Y así se termina silenciando la fiesta del pueblo, derribando la
esperanza, matando los sueños, suprimiendo la alegría; así se termina
blindando el corazón, enfriando la caridad. Es el grito del «sálvate a
ti mismo» que quiere adormecer la solidaridad, apagar los ideales,
insensibilizar la mirada… el grito que quiere borrar la compasión.
Frente a todos estos titulares, el mejor antídoto es mirar la cruz
de Cristo y dejarnos interpelar por su último grito. Cristo murió
gritando Su amor por cada uno de nosotros; por jóvenes y mayores,
santos y pecadores, amor a los de su tiempo y a los de nuestro tiempo.
En Su cruz hemos sido salvados para que nadie apague la alegría del
evangelio; para que nadie, en la situación que se encuentre, quede
lejos de la mirada misericordiosa del Padre. Mirar la cruz es dejarse
interpelar en nuestras prioridades, opciones y acciones. Es dejar
cuestionar nuestra sensibilidad ante el que está pasando o viviendo un
momento de dificultad. ¿Qué mira nuestro corazón? ¿Jesucristo sigue
siendo motivo de alegría y alabanza en nuestro corazón o nos
avergüenzan sus prioridades hacia los pecadores, los últimos y
olvidados?
Queridos jóvenes, la alegría que Jesús despierta en ustedes es
motivo de enojo e irritación en manos de algunos, ya que un joven
alegre es difícil de manipular.
Pero existe en este día la posibilidad de un tercer grito: «Algunos fariseos de entre la gente le dijeron: Maestro, reprende a Tus discípulos» y Él responde: «Yo les digo que, si éstos callan, gritarán las piedras» (Lc 19,39-40).
Hacer callar a los jóvenes es una tentación que siempre ha
existido. Los mismos fariseos increpan a Jesús y le piden que los calme
y silencie.
Hay muchas formas de silenciar y de volver invisibles a los
jóvenes. Muchas formas de anestesiarlos y adormecerlos para que no
hagan «ruido», para que no se pregunten y cuestionen. Hay muchas formas
de tranquilizarlos para que no se involucren y sus sueños pierdan
vuelo y se vuelvan ensoñaciones rastreras, pequeñas, tristes.

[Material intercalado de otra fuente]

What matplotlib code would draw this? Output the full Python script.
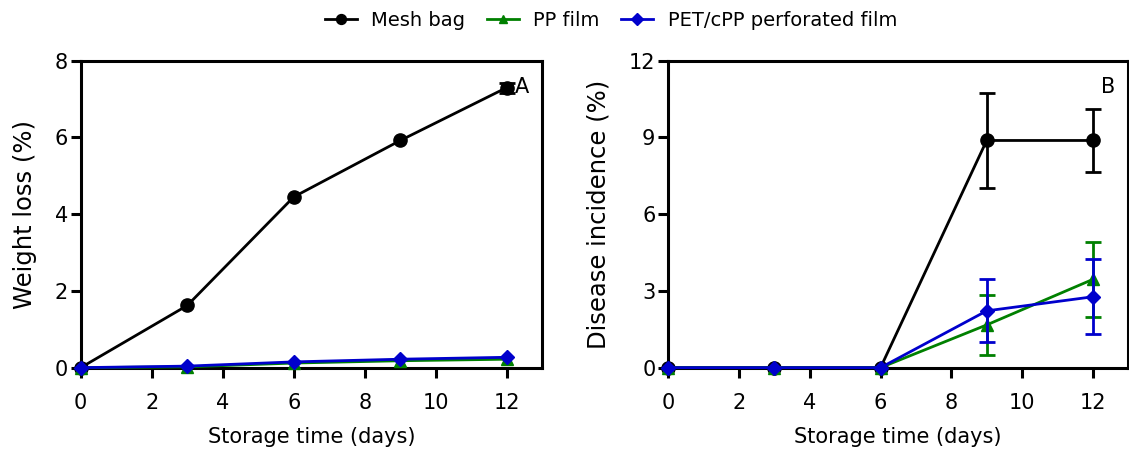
import matplotlib.pyplot as plt
from matplotlib.lines import Line2D

plt.rcParams['font.family'] = ['DejaVu Sans']

days = [0, 3, 6, 9, 12]

# weight loss (%)
wl_mesh = [0, 1.62, 4.45, 5.92, 7.30]
wl_mesh_err = [0, 0, 0, 0, 0.13]
wl_pp = [0, 0.02, 0.12, 0.18, 0.22]
wl_pet = [0, 0.04, 0.15, 0.22, 0.27]

# disease incidence (%)
di_mesh = [0, 0, 0, 8.88, 8.88]
di_mesh_err = [0, 0, 0, 1.87, 1.23]
di_pp = [0, 0, 0, 1.67, 3.45]
di_pp_err = [0, 0, 0, 1.17, 1.46]
di_pet = [0, 0, 0, 2.22, 2.77]
di_pet_err = [0, 0, 0, 1.23, 1.47]

labels = ['Mesh bag', 'PP film', 'PET/cPP perforated film']
colors = ['black', 'green', '#0000cc']
markers = ['o', '^', 'D']
msizes = [9.5, 8.5, 7.5]


def style_axes(ax, ymax, ystep, ylabel, tag):
    ax.set_xlim(0, 13)
    ax.set_ylim(0, ymax)
    ax.set_xticks(range(0, 13, 2))
    ax.set_yticks(range(0, ymax + 1, ystep))
    ax.set_xlabel('Storage time (days)', fontsize=15, labelpad=10)
    ax.set_ylabel(ylabel, fontsize=17.5, labelpad=13)
    ax.tick_params(labelsize=15, width=2.2, length=7.2, direction='out')
    ax.tick_params(axis='x', pad=11)
    ax.tick_params(axis='y', pad=2)
    for s in ax.spines.values():
        s.set_linewidth(2.2)
    ax.text(0.956, 0.915, tag, transform=ax.transAxes, fontsize=15,
            ha='center', va='center')


def draw(ax, y, err, c, m, ms, first):
    ax.plot(days, y, color=c, marker=m, markersize=ms, linewidth=2,
            clip_on=False, zorder=3)
    # error bars only where the standard error is shown
    if err is not None:
        ax.errorbar(days, y, yerr=err, fmt='none', ecolor=c, capsize=5.5,
                    capthick=2, elinewidth=2, errorevery=(first, 1),
                    clip_on=False, zorder=3)


fig = plt.figure(figsize=(11.29, 4.5), dpi=100)
ax1 = fig.add_axes([0.0715, 0.183, 0.4089, 0.6822])
ax2 = fig.add_axes([0.5919, 0.183, 0.4074, 0.6822])

for y, e, c, m, ms in zip([wl_mesh, wl_pp, wl_pet],
                          [wl_mesh_err, None, None],
                          colors, markers, msizes):
    draw(ax1, y, e, c, m, ms, 4)

for y, e, c, m, ms in zip([di_mesh, di_pp, di_pet],
                          [di_mesh_err, di_pp_err, di_pet_err],
                          colors, markers, msizes):
    draw(ax2, y, e, c, m, ms, 3)

style_axes(ax1, 8, 2, 'Weight loss (%)', 'A')
style_axes(ax2, 12, 3, 'Disease incidence (%)', 'B')

handles = [Line2D([], [], color=c, marker=m, markersize=ms * 0.75, linewidth=2)
           for c, m, ms in zip(colors, markers, msizes)]
fig.legend(handles=handles, labels=labels, loc='center left',
           bbox_to_anchor=(0.272, 0.955), ncol=3, frameon=False, fontsize=14,
           handlelength=1.65, columnspacing=1.1, handletextpad=0.75)

fig.savefig('out.png', dpi=100)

En este Domingo de ramos, festejando la Jornada Mundial de la Juventud, nos hace bien escuchar la respuesta de Jesús a los fariseos de ayer y de todos los tiempos: «Si ellos callan, gritarán las piedras» (Lc 19,40).
Queridos jóvenes: Está en ustedes la decisión de gritar, está en
ustedes decidirse por el Hosanna del domingo para no caer en el
«crucifícalo» del viernes... Y está en ustedes no quedarse callados. Si
los demás callan, si nosotros los mayores y los dirigentes callamos,
si el mundo calla y pierde alegría, les pregunto: ¿Ustedes gritarán?
Por favor, decídanse antes de que griten las piedras.